Voter targeting is not a new phenomenon but it is evolving at a spectacular rate.
It is typical, and in fact considered quite useful, for a political party to collect information by going door to door in a community and asking people if they plan to vote and for who. In some cases, the issues they care about are also recorded. This helps political parties learn where to dedicate their limited resources. This also offers voters an opportunity to connect with their political system in a tangible way. However, even with this analogue approach there are concerns because voter disengagement and discrimination can be exacerbated. For example, if certain groups are identified as unlikely voters and are then essentially ignored for the remainder of a campaign.
Digital data collection can amplify issues present in analogue settings and pose new challenges. I see 4 keys differences in the evolving digital context as opposed to a primarily analogue context:
- There are meaningful differences between digital and analogue data. The speed and scope of data collection is immense. While data collection used to require a lot of human resources to door knock or make phone calls, huge swaths of data can now be automatically collected through sophisticated tools. Data collected can also now more easily be joined with other datasets such as credit history. Similarly, voter data can now much more easily be shared and transported. It can also be more easily searched and predictive analytics can be employed to a greater degree because there are more data points and more tools for analyzing large amounts of data.

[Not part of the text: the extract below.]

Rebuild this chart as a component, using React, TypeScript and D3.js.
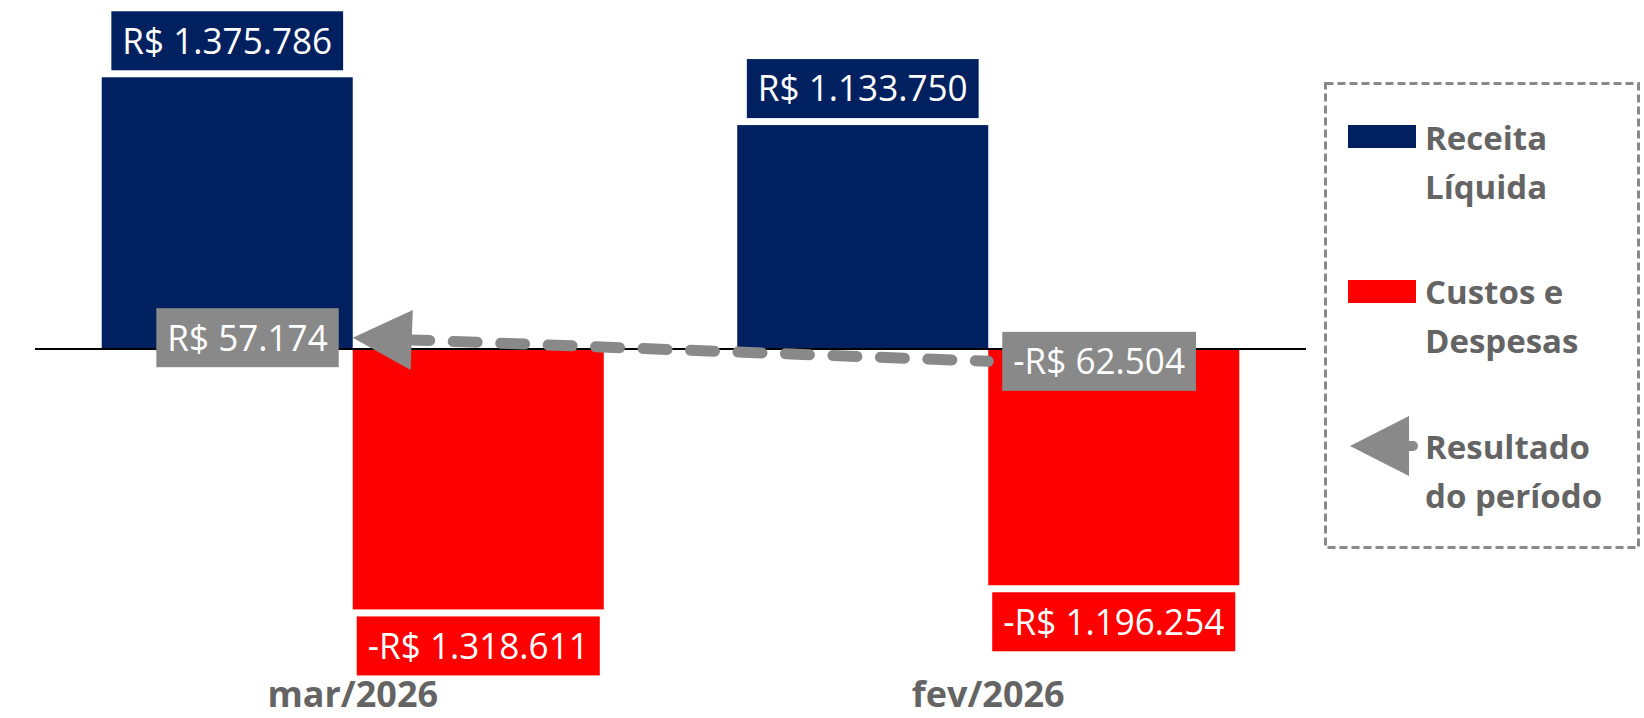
import React, { useEffect, useRef } from "react";
import * as d3 from "d3";

// ---- Data ----
const categories = ["mar/2026", "fev/2026"];
const receitaLiquida = [1375786, 1133750];
const custosDespesas = [-1318611, -1196254];
const resultadoPeriodo = [57174, -62504];
const legendLabels = [
  ["Receita", "Líquida"],
  ["Custos e", "Despesas"],
  ["Resultado", "do período"],
];

const W = 1644;
const H = 718;
const NAVY = "#002060";
const RED = "#FF0000";
const GRAY = "#898989";
const TEXT = "#646464";
const FONT = "'Open Sans', 'Noto Sans', sans-serif";

function fmt(v: number): string {
  const s = Math.abs(Math.round(v))
    .toString()
    .replace(/\B(?=(\d{3})+(?!\d))/g, ".");
  return (v < 0 ? "-" : "") + "R$ " + s;
}

export default function App() {
  const ref = useRef<SVGSVGElement | null>(null);

  useEffect(() => {
    const svg = d3.select(ref.current);
    svg.selectAll("*").remove();

    const x0 = d3
      .scaleBand<string>()
      .domain(categories)
      .range([35, 1306])
      .paddingInner(0.21)
      .paddingOuter(0.105);
    const x1 = d3
      .scaleBand<string>()
      .domain(["receita", "custos"])
      .range([0, x0.bandwidth()]);
    const y = d3.scaleLinear().domain([-1600000, 1600000]).range([665, 33]);

    svg.append("rect").attr("width", W).attr("height", H).attr("fill", "#fff");

    const gBars = svg.append("g");
    categories.forEach((c, i) => {
      const xr = (x0(c) as number) + (x1("receita") as number);
      gBars
        .append("rect")
        .attr("x", xr)
        .attr("y", y(receitaLiquida[i]))
        .attr("width", x1.bandwidth())
        .attr("height", y(0) - y(receitaLiquida[i]))
        .attr("fill", NAVY);
      const xc = (x0(c) as number) + (x1("custos") as number);
      gBars
        .append("rect")
        .attr("x", xc)
        .attr("y", y(0))
        .attr("width", x1.bandwidth())
        .attr("height", y(custosDespesas[i]) - y(0))
        .attr("fill", RED);
    });

    // axis line
    svg
      .append("line")
      .attr("x1", 35)
      .attr("x2", 1306)
      .attr("y1", y(0))
      .attr("y2", y(0))
      .attr("stroke", "#000")
      .attr("stroke-width", 2);

    // result line
    const pts = categories.map((c, i) => [
      (x0(c) as number) + x0.bandwidth() / 2,
      y(resultadoPeriodo[i]),
    ]);
    const A = pts[0];
    const B = pts[pts.length - 1];
    const dx = B[0] - A[0];
    const dy = B[1] - A[1];
    const len = Math.hypot(dx, dy);
    const ux = dx / len;
    const uy = dy / len;
    const arrowLen = 59;
    const arrowHalf = 30;
    const base = [A[0] + ux * arrowLen, A[1] + uy * arrowLen];
    const lineGen = d3.line();
    svg
      .append("path")
      .attr("d", lineGen([base as [number, number], ...pts.slice(1)] as [number, number][]))
      .attr("fill", "none")
      .attr("stroke", GRAY)
      .attr("stroke-width", 11)
      .attr("stroke-linecap", "round")
      .attr("stroke-dasharray", "24 23.5")
      .attr("stroke-dashoffset", 6);
    svg
      .append("polygon")
      .attr(
        "points",
        [
          [A[0], A[1]],
          [base[0] - uy * arrowHalf, base[1] + ux * arrowHalf],
          [base[0] + uy * arrowHalf, base[1] - ux * arrowHalf],
        ]
          .map((p) => p.join(","))
          .join(" ")
      )
      .attr("fill", GRAY);

    // label helper
    const boxH = 59;
    const pad = 11;
    function label(
      anchor: "middle" | "left" | "right",
      ax: number,
      cy: number,
      txt: string,
      bg: string,
      fs: number,
      sx: number
    ) {
      const g = svg.append("g");
      const rect = g.append("rect").attr("fill", bg);
      const t = g
        .append("text")
        .text(txt)
        .attr("font-family", FONT)
        .attr("font-size", fs)
        .attr("fill", "#fff")
        .attr("text-anchor", "middle");
      const tw = (t.node() as SVGTextElement).getComputedTextLength() * sx;
      const bw = tw + pad * 2;
      let cx = ax;
      if (anchor === "left") cx = ax + bw / 2;
      if (anchor === "right") cx = ax - bw / 2;
      t.attr(
        "transform",
        `translate(${cx},${cy + (fs * 0.714) / 2}) scale(${sx},1)`
      );
      rect
        .attr("x", cx - bw / 2)
        .attr("y", cy - boxH / 2)
        .attr("width", bw)
        .attr("height", boxH);
    }

    const LFS = 36;
    const LSX = 0.975;
    categories.forEach((c, i) => {
      const cxr = (x0(c) as number) + (x1("receita") as number) + x1.bandwidth() / 2;
      label("middle", cxr, y(receitaLiquida[i]) - 7 - boxH / 2, fmt(receitaLiquida[i]), NAVY, LFS, LSX);
      const cxc = (x0(c) as number) + (x1("custos") as number) + x1.bandwidth() / 2;
      label("middle", cxc, y(custosDespesas[i]) + 7 + boxH / 2, fmt(custosDespesas[i]), RED, LFS, LSX);
    });

    pts.forEach((p, i) => {
      if (i === 0) label("right", p[0] - 14, p[1], fmt(resultadoPeriodo[i]), GRAY, LFS, LSX);
      else label("left", p[0] + 14, p[1], fmt(resultadoPeriodo[i]), GRAY, LFS, LSX);
    });

    // category labels
    categories.forEach((c) => {
      svg
        .append("text")
        .text(c)
        .attr("x", (x0(c) as number) + x0.bandwidth() / 2)
        .attr("y", 707)
        .attr("text-anchor", "middle")
        .attr("font-family", FONT)
        .attr("font-weight", 700)
        .attr("font-size", 36)
        .attr("fill", TEXT);
    });

    // legend
    const lg = svg.append("g");
    lg.append("rect")
      .attr("x", 1325.5)
      .attr("y", 83.5)
      .attr("width", 313)
      .attr("height", 464)
      .attr("fill", "none")
      .attr("stroke", GRAY)
      .attr("stroke-width", 3)
      .attr("stroke-dasharray", "8 4");

    const itemTop = [150, 304, 459];
    const lineGap = 49;
    lg.append("rect").attr("x", 1348).attr("y", 125).attr("width", 68).attr("height", 23).attr("fill", NAVY);
    lg.append("rect").attr("x", 1348).attr("y", 280).attr("width", 68).attr("height", 23).attr("fill", RED);
    lg.append("polygon")
      .attr("points", "1350,446 1409,416 1409,476")
      .attr("fill", GRAY);
    lg.append("line")
      .attr("x1", 1409)
      .attr("x2", 1413)
      .attr("y1", 446)
      .attr("y2", 446)
      .attr("stroke", GRAY)
      .attr("stroke-width", 10)
      .attr("stroke-linecap", "round");

    legendLabels.forEach((lines, i) => {
      lines.forEach((ln, j) => {
        lg.append("text")
          .text(ln)
          .attr("x", 1425)
          .attr("y", itemTop[i] + j * lineGap)
          .attr("font-family", FONT)
          .attr("font-weight", 700)
          .attr("font-size", 33)
          .attr("fill", TEXT);
      });
    });
  }, []);

  return (
    <svg
      ref={ref}
      width={W}
      height={H}
      style={{ position: "absolute", left: 0, top: 0, display: "block" }}
    />
  );
}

- Citizens may no longer be aware when their data is being collected and used, unlike when they had to answer their door and respond to questions. They are also unlikely to know what is even possible. This means they are not in a position to demand protection and so it is up to government to ensure its citizens are protected in this complex technical context. Notably, in a study of Canadian Internet users my colleagues at Ryerson University and I found that most Canadians are uncomfortable with political uses of even publicly available social media data.
- The uses of data are evolving. Since online advertisements can now target niche audiences personal data has more uses. At the same time, these uses are less transparent to regulators and less clear to citizens. This means that emerging uses could be breaking existing laws but they are so hard to trace we do not know. We need increased transparency and accountability in order to respond adequately.
- Political entities are incentivized to collect data continually, and not just during election times which means election laws may be insufficient. Notably, this is not just political parties there are third parties such as non-profits, unions, and others which also do this.
These changes are particularly concerning because political uses of these data are not typically covered under our privacy laws.
These data uses will continue to evolve and it is important we do not outlaw all uses of digital data because there are positive outcomes such as increasing voter turnout. We need to:
- Include political parties use of data under PIPEDA
- Create provisions to ensure transparency and accountability of political uses of data
- Ensure citizens are literate which includes better informed consent statements among other things
Stemming from emerging political uses of digital data are a range of other potential concerns.
First, political advertisement is not as clear cut as it once was. In addition to placement costs for what platforms call “advertisements” political entities may place and disseminate paid content via other means such as sponsored stories, brand ambassadors, “rented” social media accounts, troll farms, or bots and other types of automated accounts that can game algorithms in order to modify what content shows up first on a user’s feed, recommendations, or search results list.
In response, we need to re-define what constitutes a political advertisement in order to continue enforcing existing laws with their intended outcomes. This is particularly important when we consider the world-wide rise in use of instant messaging applications and emerging uses of those tools by political entities
Second, self-regulation is insufficient. While the steps some platforms are taking is encouraging there are still huge gaps and the fact that these steps have largely been reactionary should be concerning to us. Platforms should be held responsible for what they allow on their site but at the same time platforms must ensure their processes for deciding what is and what is not allowed are transparent. We need a mechanism for accountability so as to ensure both that privacy is protected, other laws such as hate speech are respected, while free speech is maintained and certain groups are not unfairly silenced. This is an extremely difficult task which is why it needs to be open and accountable.
Finally, the use of artificial intelligence is already complicating matters. The typical narrative at the moment is that when learning algorithms are used it is impossible to open the black box and unpack what happened and why. While this may be true from a narrow technical perspective there are in fact steps that we can take to make the use of AI transparent and accountable. For example, clear testing processes where data is open for government and/or academics to double check procedures, regular audits of algorithms the way financial audits are required, documented histories of the algorithm development including information about how decisions were made by team members and why. Furthermore, clear labelling of automated accounts on social media or instant messaging applications, registrations of automated digital approaches to voter contact similar to the Voter Contact Registry, and widespread digital literacy programs – likely involving journalists can help identify positive uses of these technologies.
Ultimately, I see value in the political uses of digital data but those uses must be transparent and accountable in order to protect the privacy of Canadians and integrity of Canadian democracy. This requires privacy laws to be updated and applied to political parties, the Privacy Commissioner to have increased power to enforce regulation, platforms to be held responsible for the content they chose to allow, and citizens to be given the information they need to be digitally literate.